Wednesday, June 1, 2016
Alleged Brown Act-Violations Case Is Reinstated
By a MetNews Staff Writer
The Fourth District Court of Appeal has revived an action against the City of San Diego over alleged violations by the City Council of the Ralph M. Brown Act, rejecting the contention that the matter is moot because the city has changed its practice.
Yet, the opinion by Justice Judith McConnell points out, without a judicial determination, the city could reinstate its prior practice.
The action was brought by the Center for Local Government Accountability which contends the city breached the provision of the Brown Act which requires a public comment period during which matters may be raised that are not on the agenda. The City Council meets on Mondays and Tuesdays, and only permitted public comment on Tuesday, at the end of what it denominated a single two-day meeting.
San Diego Superior Court Judge Gregory W. Pollack sustained a demurrer without leave to amend, and the center appealed from the ensuing judgment of dismissal.
Addressing the matter of mootness, McConnell said:
“At oral argument, the Center’s counsel was unable to articulate facts suggesting a reasonable expectation the City would pass another ordinance resuming its former practice. Nonetheless, the City’s counsel acknowledged the change in the City’s practice for handling nonagenda public comment periods did not equate to a change in the City’s legal position. The City stills [sic] consider its two-day regular weekly meetings to be one continuous meeting, rather than two separate meetings, for Brown Act purposes. The City also has not conceded its former practice of allowing only one nonagenda public comment period violated the Brown Act. Thus, the Center may be able to at least plead a viable claim for declaratory relief.”

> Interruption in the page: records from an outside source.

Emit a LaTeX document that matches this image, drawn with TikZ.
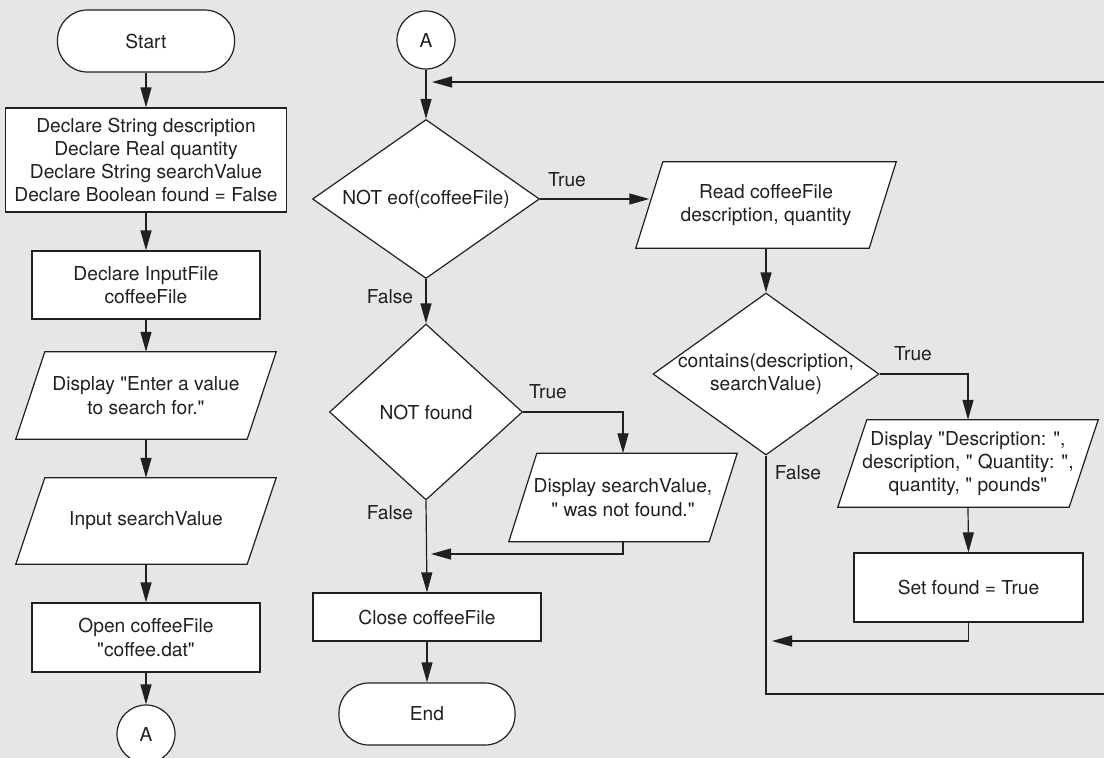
\documentclass[tikz,border=0pt]{standalone}
\usepackage{fontspec}
\setmainfont{TeX Gyre Heros}
\newfontfamily\heros{TeX Gyre Heros}
\usetikzlibrary{shapes.geometric,arrows.meta,calc}
\pgfdeclarelayer{bg}
\pgfsetlayers{bg,main}
\definecolor{bggray}{HTML}{E6E6E6}
\definecolor{ink}{HTML}{231F20}
\newcommand\drawio[2]{%
  \begin{pgfonlayer}{bg}
    \draw[shapeline,fill=white] ($(#1.south west)+(-#2,0)$) -- ($(#1.south east)+(-#2,0)$) -- ($(#1.north east)+(#2,0)$) -- ($(#1.north west)+(#2,0)$) -- cycle;
  \end{pgfonlayer}}
\tikzset{
  every node/.style={font=\heros\fontsize{19.2}{23.3}\selectfont, text=ink},
  shapeline/.style={draw=ink, line width=1.2pt},
  proc/.style={rectangle, shapeline, fill=white, inner sep=0pt, align=center},
  term/.style={rectangle, rounded corners=30pt, shapeline, fill=white, inner sep=0pt, minimum width=177, minimum height=62},
  conn/.style={circle, shapeline, fill=white, inner sep=0pt, minimum size=58},
  io/.style={rectangle, inner sep=0pt, align=center},
  decision/.style={diamond, shapeline, fill=white, inner sep=0pt},
  flow/.style={draw=ink, line width=1.2pt, -{Triangle[length=20pt,width=11pt]}},
  lbl/.style={inner sep=0pt},
}
\begin{document}
\begin{tikzpicture}[x=1pt,y=-1pt]
\useasboundingbox (0,0) rectangle (1104,758);
\begin{pgfonlayer}{bg}\fill[bggray] (0,0) rectangle (1104,758);\end{pgfonlayer}
\clip (0,0) rectangle (1104,758);

% left column
\node[term] (start) at (146,41) {Start};
\node[proc, minimum width=281, minimum height=104] (decl) at (146,160) {Declare String description\\Declare Real quantity\\Declare String searchValue\\Declare Boolean found = False};
\node[proc, minimum width=228, minimum height=68] (infile) at (146,285) {Declare InputFile\\coffeeFile};
\node[io, minimum width=231, minimum height=87] (disp1) at (146,395.5) {Display "Enter a value\\to search for."};
\drawio{disp1}{14.5}
\node[io, minimum width=231, minimum height=86] (input) at (146,521) {Input searchValue};
\drawio{input}{14.5}
\node[proc, minimum width=228, minimum height=69] (open) at (146,637.5) {Open coffeeFile\\"coffee.dat"};
\node[conn] (a1) at (146,734) {A};

% middle column
\node[conn] (a2) at (426,40) {A};
\node[decision, minimum width=227, minimum height=159, label={[lbl]center:NOT eof(coffeeFile)}] (d1) at (426,199) {};
\node[decision, minimum width=193, minimum height=176, label={[lbl]center:NOT found}] (d2) at (426,412) {};
\node[io, minimum width=200, minimum height=88] (disp2) at (623,497.5) {Display searchValue,\\" was not found."};
\drawio{disp2}{14}
\node[proc, minimum width=228, minimum height=48] (close) at (427,617) {Close coffeeFile};
\node[term, minimum width=176] (end) at (427,714) {End};

% right column
\node[io, minimum width=233, minimum height=86] (read) at (766,205) {Read coffeeFile\\description, quantity};
\drawio{read}{13.5}
\node[decision, minimum width=226, minimum height=162, label={[lbl,align=center]center:contains(description,\\searchValue)}] (d3) at (766,374) {};
\node[io, minimum width=231, minimum height=87] (disp3) at (968,463.5) {Display "Description: ",\\description, " Quantity: ",\\quantity, " pounds"};
\drawio{disp3}{14.5}
\node[proc, minimum width=229, minimum height=69] (setf) at (968.5,587.5) {Set found = True};

% branch labels
\node[lbl] (t1) at (567,180) {True};
\node[lbl] (f1) at (390,297) {False};
\node[lbl] (t2) at (548,392) {True};
\node[lbl] (f2) at (390,513) {False};
\node[lbl] (t3) at (913,354) {True};
\node[lbl] (f3) at (798,473) {False};

% free ends
\coordinate (j1) at (431,554);
\coordinate (j2) at (772,641);
\coordinate (rb) at (1110,694);
\coordinate (j3) at (432,82);

% connectors
\draw[flow] (start.south) -- (decl.north);
\draw[flow] (decl.south) -- (infile.north);
\draw[flow] (infile.south) -- (disp1.north);
\draw[flow] (disp1.south) -- (input.north);
\draw[flow] (input.south) -- (open.north);
\draw[flow] (open.south) -- (a1.north);
\draw[flow] (a2.south) -- (d1.north);
\draw[flow] (d1.east) -- (d1.east -| read.west);
\draw[flow] (d1.south) -- (d2.north);
\draw[flow] (d2.east) -| (disp2.north);
\draw[flow] (disp2.south) |- (j1);
\draw[flow] (d2.south) -- (close.north);
\draw[flow] (close.south) -- (end.north);
\draw[flow] (read.south) -- (d3.north);
\draw[flow] (d3.east) -| (disp3.north);
\draw[flow] (disp3.south) -- (setf.north);
\draw[flow] (setf.south) |- (j2);
\draw[flow] (d3.south) |- (rb) |- (j3);
\end{tikzpicture}
\end{document}
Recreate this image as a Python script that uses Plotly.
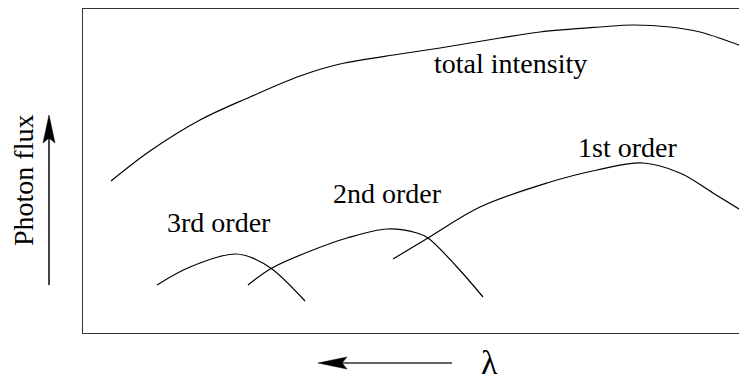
import plotly.graph_objects as go

# Curves (x: wavelength position, y: flux position; screen-like units)
total_x = [111, 150, 200, 250, 300, 340, 400, 440, 500, 540, 600, 633, 670, 700, 725, 747]
total_y = [181, 151, 120, 97, 76, 64, 54, 48, 38, 32, 27, 25, 27, 32, 40, 48]

first_x = [393, 428, 480, 547, 597, 643, 680, 713, 747]
first_y = [259, 238, 207, 183, 170, 163, 173, 193, 214]

second_x = [248, 272, 313, 347, 387, 417, 428, 457, 483]
second_y = [285, 268, 250, 238, 229, 233, 238, 267, 297]

third_x = [157, 190, 235, 250, 272, 305]
third_y = [285, 267, 254, 257, 269, 301]

labels = ["total intensity", "1st order", "2nd order", "3rd order"]
label_x = [510, 627, 387, 219]
label_y = [63, 147, 193, 222]

# page offset of the plot inside the browser window (body margin)
OFF = 8
X0, X1 = 83, 747
Y0, Y1 = 333, 9

def px(v):
    return (v - X0) / (X1 - X0)

def py(v):
    return (Y0 - v) / (Y0 - Y1)

fig = go.Figure()
for xs, ys in [(total_x, total_y), (first_x, first_y), (second_x, second_y), (third_x, third_y)]:
    fig.add_trace(go.Scatter(x=xs, y=ys, mode="lines",
                             line=dict(color="black", width=1.2, shape="spline", smoothing=1.0),
                             hoverinfo="skip", showlegend=False))

SERIF = "Liberation Serif"
font = dict(family=SERIF, size=28, color="black")
for t, x, y in zip(labels, label_x, label_y):
    fig.add_annotation(x=x, y=y, xref="x", yref="y", text=t, showarrow=False,
                       font=font, xanchor="center", yanchor="middle")

fig.add_annotation(x=px(23), y=py(181), xref="paper", yref="paper", text="Photon flux",
                   textangle=-90, showarrow=False, font=font, xanchor="center", yanchor="middle")
fig.add_annotation(x=px(489), y=py(362), xref="paper", yref="paper", text="λ",
                   showarrow=False, font=dict(family=SERIF, size=34, color="black"),
                   xanchor="center", yanchor="middle")

shapes = [
    dict(type="line", xref="paper", yref="paper", x0=px(49), y0=py(285), x1=px(49), y1=py(138),
         line=dict(color="#444", width=2)),
    dict(type="path", xref="paper", yref="paper",
         path=f"M{px(49)},{py(115)} L{px(43)},{py(143)} L{px(49)},{py(138)} L{px(55)},{py(143)} Z",
         fillcolor="black", line=dict(color="black", width=0.5)),
    dict(type="line", xref="paper", yref="paper", x0=px(452), y0=py(363), x1=px(342), y1=py(363),
         line=dict(color="#333", width=1.5)),
    dict(type="path", xref="paper", yref="paper",
         path=f"M{px(318)},{py(363)} L{px(347)},{py(357)} L{px(342)},{py(363)} L{px(347)},{py(369)} Z",
         fillcolor="black", line=dict(color="black", width=0.5)),
]

W, H = 747 - OFF, 380 - OFF
fig.update_layout(
    width=W, height=H,
    margin=dict(l=X0 - OFF, r=0, t=Y1 - OFF, b=H - (Y0 - OFF)),
    paper_bgcolor="white", plot_bgcolor="white",
    font=dict(family=SERIF),
    shapes=shapes,
    xaxis=dict(range=[X0, X1], showgrid=False, zeroline=False, showticklabels=False, ticks="",
               showline=True, mirror=True, linecolor="#333", linewidth=1),
    yaxis=dict(range=[Y0, Y1], showgrid=False, zeroline=False, showticklabels=False, ticks="",
               showline=True, mirror=True, linecolor="#333", linewidth=1),
)

fig.write_html("out.html")
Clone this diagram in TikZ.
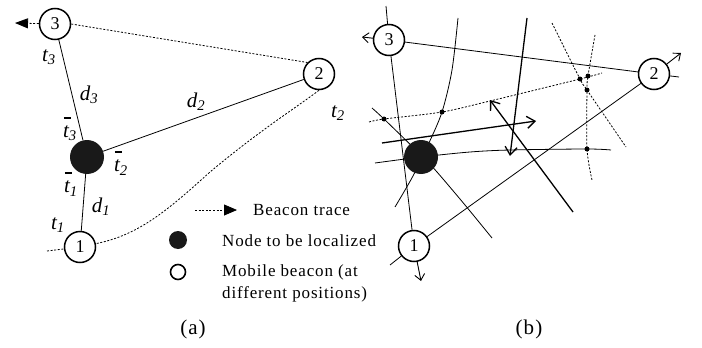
\documentclass[tikz,border=0pt]{standalone}
\usepackage{fontspec}
\setmainfont{Liberation Serif}[LetterSpace=5]
\usetikzlibrary{arrows.meta}

\newcommand{\tlab}[2]{\textit{#1}\textsubscript{\textit{#2}}}
\newcommand{\tbar}[1]{\rlap{\hspace{0.03em}\rule[0.92em]{0.36em}{0.08em}}\textit{t}\textsubscript{\textit{#1}}}

\tikzset{
  beacon/.style={circle, draw, line width=1.5pt, fill=white, minimum size=31pt,
    inner sep=0pt, font=\fontsize{18}{18}\selectfont},
  target/.style={circle, fill=black!90, minimum size=34pt, inner sep=0pt},
  link/.style={line width=0.8pt},
  trace/.style={line width=0.8pt, dash pattern=on 2pt off 1.6pt},
  move/.style={line width=1.3pt, -{Straight Barb[length=8pt,width=12pt]}},
  leave/.style={line width=0.9pt, -{Straight Barb[length=6pt,width=10pt]}},
  lab/.style={inner sep=0pt, font=\fontsize{21}{21}\selectfont\itshape},
  legend/.style={inner sep=0pt, anchor=west, align=left, font=\fontsize{17}{22}\selectfont},
}

\begin{document}
\begin{tikzpicture}[x=1pt,y=-1pt]
\useasboundingbox (0,0) rectangle (702,348);

% (a) beacon at three positions
\node[beacon] (a3) at (55,24) {3};
\node[beacon] (a2) at (319,74) {2};
\node[beacon] (a1) at (80,247) {1};
\node[target] (a0) at (87,157) {};
\coordinate (a3out) at (15,23);
\coordinate (a1in) at (47,251);

\draw[link] (a0) -- (a3);
\draw[link] (a0) -- (a2);
\draw[link] (a0) -- (a1);

% trace of the beacon
\draw[trace] (a1in) -- (a1);
\draw[trace] (a2.south) .. controls (300,105) and (260,130) .. (210,172)
  .. controls (170,208) and (140,235) .. (a1.12);
\draw[trace] (a3.east) -- (a2.north west);
\draw[trace,-{Triangle[length=13pt,width=10pt]}] (a3) -- (a3out);

% labels
\node[lab] (t3) at (49,57) {\tlab{t}{3}};
\node[lab] (d3) at (89,95) {\tlab{d}{3}};
\node[lab] (d2) at (196,102) {\tlab{d}{2}};
\node[lab] (t2) at (338,113) {\tlab{t}{2}};
\node[lab] (tb3) at (70,129) {\tbar{3}};
\node[lab] (tb2) at (121,163) {\tbar{2}};
\node[lab] (tb1) at (71,184) {\tbar{1}};
\node[lab] (d1) at (101,207) {\tlab{d}{1}};
\node[lab] (t1) at (58,225) {\tlab{t}{1}};

% legend
\coordinate (lgA) at (195,210);
\coordinate (lgB) at (237,210);
\draw[trace,-{Triangle[length=13pt,width=11pt]}] (lgA) -- (lgB);
\node[legend] (lg1) at (253,210) {Beacon trace};
\node[circle, fill=black!90, minimum size=18pt, inner sep=0pt] (lgdot) at (178,240) {};
\node[legend] (lg2) at (222,241) {Node to be localized};
\node[circle, draw, line width=1.6pt, minimum size=15pt, inner sep=0pt] (lgring) at (178,272) {};
\node[legend] (lg3) at (222,283) {Mobile beacon (at\\different positions)};

\node[font=\fontsize{21}{21}\selectfont] (capa) at (193,329) {(a)};
\node[font=\fontsize{21}{21}\selectfont] (capb) at (529,329) {(b)};

% (b) curves of possible positions
\draw[link] plot[smooth] coordinates {(458,18) (452,70) (442,112) (428,145) (413,176) (395,207)};
\draw[link] plot[smooth] coordinates {(372,108) (384,119) (421,155) (437,172) (465,205) (492,238)};
\draw[link] plot[smooth] coordinates {(375,163) (421,157) (470,152) (510,150) (587,149) (611,150)};
\draw[trace] plot[smooth] coordinates {(369,122) (384,119) (442,112) (490,101) (580,79) (602,73)};
\draw[trace] plot[smooth] coordinates {(552,23) (580,79) (587,90) (626,147)};
\draw[trace] plot[smooth] coordinates {(595,35) (588,76) (587,90) (587,149) (592,180)};

% movement directions
\coordinate (m1s) at (382,143);
\coordinate (m1e) at (536,121);
\coordinate (m2s) at (527,18);
\coordinate (m2e) at (510,156);
\coordinate (m3s) at (573,212);
\coordinate (m3e) at (490,100);
\draw[move] (m1s) -- (m1e);
\draw[move] (m2s) -- (m2e);
\draw[move] (m3s) -- (m3e);

\foreach \x/\y in {384/119, 442/112, 580/79, 588/76, 587/90, 587/149}
  \fill (\x,\y) circle (2.5);

\node[beacon] (b3) at (389,40) {3};
\node[beacon] (b2) at (654,74) {2};
\node[beacon] (b1) at (414,246) {1};
\node[target] (b0) at (421,157) {};
\coordinate (b3up) at (386,6);
\coordinate (b3out) at (362,37);
\coordinate (b2in) at (679,77);
\coordinate (b2out) at (681,53);
\coordinate (b1in) at (390,265);
\coordinate (b1out) at (421,281);

\draw[link] (b3up) -- (b3);
\draw[link] (b3) -- (b1);
\draw[link] (b3) -- (b2);
\draw[link] (b2) -- (b1);
\draw[link] (b2in) -- (b2);
\draw[link] (b1in) -- (b1);
\draw[leave] (b3) -- (b3out);
\draw[leave] (b2) -- (b2out);
\draw[leave] (b1) -- (b1out);

\end{tikzpicture}
\end{document}
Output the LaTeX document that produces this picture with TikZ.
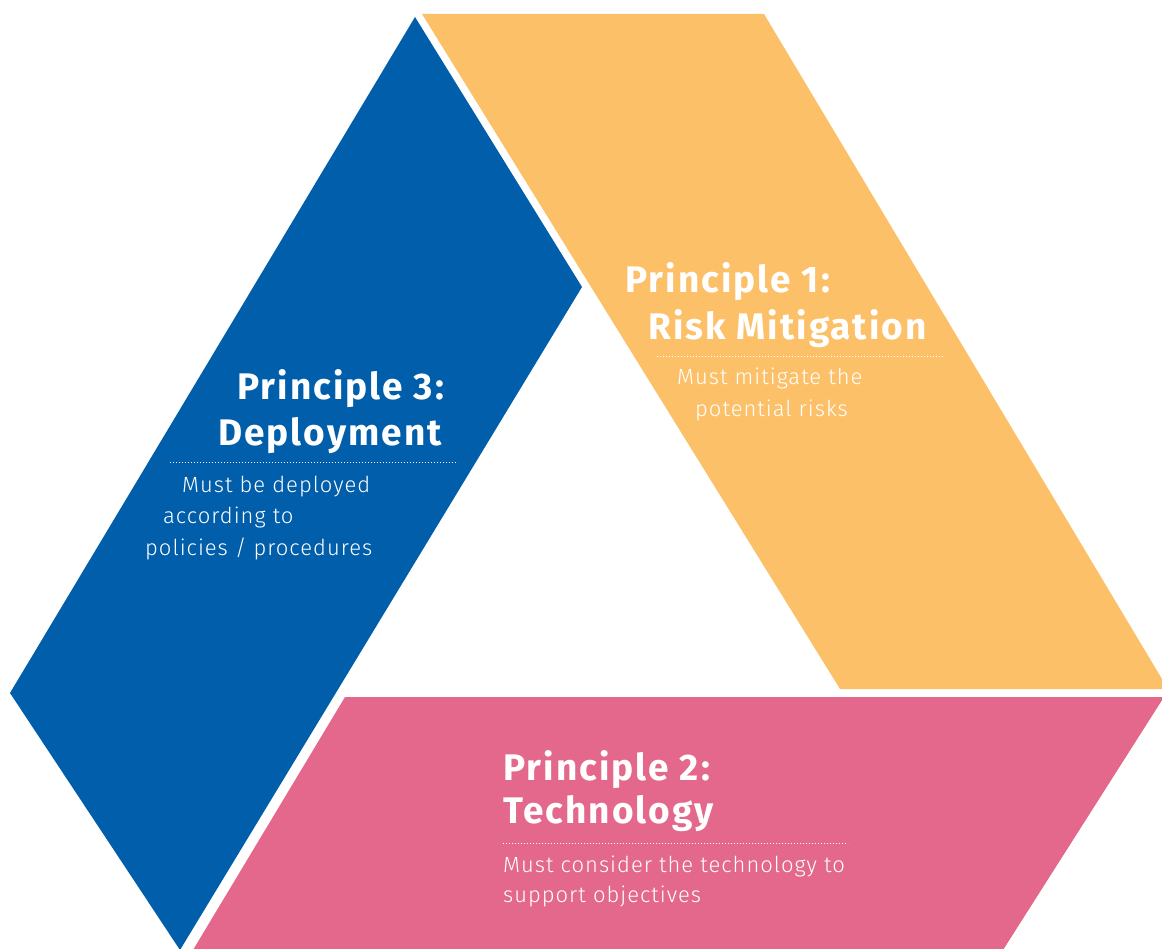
\documentclass[tikz,border=0pt]{standalone}
\usepackage{fontspec}
\setmainfont{Fira Sans}[LetterSpace=5.5]
\newfontfamily\lightfont{Fira Sans Light}[LetterSpace=4.5]
\definecolor{pblue}{RGB}{0,94,170}
\definecolor{pyellow}{RGB}{252,192,104}
\definecolor{ppink}{RGB}{227,104,139}
\tikzset{
  head/.style={text=white, inner sep=0pt, anchor=base west, font=\fontsize{37}{40}\selectfont\bfseries},
  body/.style={text=white, inner sep=0pt, anchor=base west, font=\fontsize{22}{24}\selectfont\lightfont},
  sep/.style={white, line width=1pt, dash pattern=on 1pt off 2pt}
}
\begin{document}
\begin{tikzpicture}[x=1pt,y=-1pt]
\useasboundingbox (0,0) rectangle (1162,949);
\clip (0,0) rectangle (1162,949);
% shapes
\fill[pblue] (415,17) -- (582,287) -- (180,950) -- (10,693) -- cycle;
\fill[pyellow] (422,14) -- (764,14) -- (1168,689) -- (840,689) -- cycle;
\fill[ppink] (345,697) -- (1164,697) -- (1003,950) -- (193,950) -- cycle;
% Principle 1
\node[head] (p1a) at (625,293) {Principle 1:};
\node[head] (p1b) at (648,340) {Risk Mitigation};
\coordinate (d1a) at (657,357);
\coordinate (d1b) at (945,357);
\draw[sep] (d1a) -- (d1b);
\node[body] (p1c) at (677,385) {Must mitigate the};
\node[body] (p1d) at (695,417) {potential risks};
% Principle 3
\node[head] (p3a) at (237,400) {Principle 3:};
\node[head] (p3b) at (218,445) {Deployment};
\coordinate (d3a) at (170,462);
\coordinate (d3b) at (458,462);
\draw[sep] (d3a) -- (d3b);
\node[body] (p3c) at (182,492) {Must be deployed};
\node[body] (p3d) at (163,523) {according to};
\node[body] (p3e) at (145,555) {policies / procedures};
% Principle 2
\node[head] (p2a) at (503,780) {Principle 2:};
\node[head] (p2b) at (503,823) {Technology};
\coordinate (d2a) at (503,843);
\coordinate (d2b) at (848,843);
\draw[sep] (d2a) -- (d2b);
\node[body] (p2c) at (503,872) {Must consider the technology to};
\node[body] (p2d) at (503,902) {support objectives};
\end{tikzpicture}
\end{document}
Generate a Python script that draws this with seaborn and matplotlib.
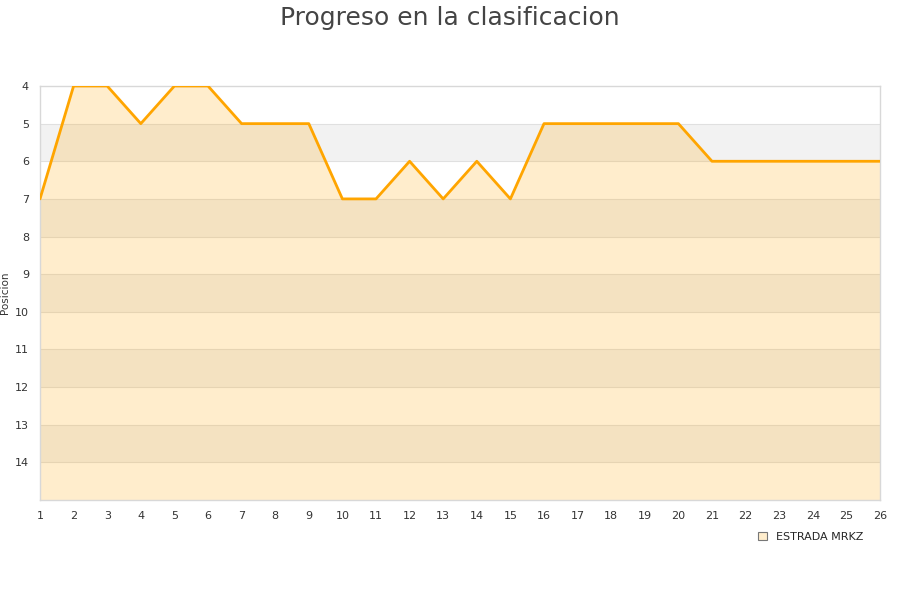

At issue in the case was an interpretation of a provision of the Brown Act that says “any interested person may commence an action by mandamus, injunction, or declaratory relief…to determine the applicability of this chapter to ongoing actions or threatened future actions of the legislative body, or to determine the applicability of this chapter to past actions of the legislative body, subject to Section 54960.2.”
Sec. 54960.2 requires that a party present a “cease and desist letter” prior to bringing an action. It was uncontested that the center had not served such a letter.
The city contended that the action was barred in light of that omission. The center countered that the words “subject to Section 54960.2” apply only to the words immediately preceding, “past actions of the legislative body,” and that its complaint focused on “ongoing actions or threatened future actions.”
McConnell declared that the words “past actions” are “peppered throughout section 54960.2, unambiguously limits the applicability of section 54960.2’s preconditions to litigation challenging past actions.”
“This limitation and our obligation to harmonize the various parts of a statutory enactment effectively precludes the interpretation of the qualifying phrase the City advocates. Rather, it compels an interpretation mandating compliance with the preconditions in section 54960.2 only for litigation to determine the Brown Act’s applicability to past actions of a legislative body.”
The jurist added that the city’s “continued adherence to a long-standing ordinance providing for one nonagenda public comment period over the course of its two-day regular weekly meetings constitutes an ongoing or threatened future action, not a past action.”
The case is Center for Local Government Accountability v. City of San Diego, D068432.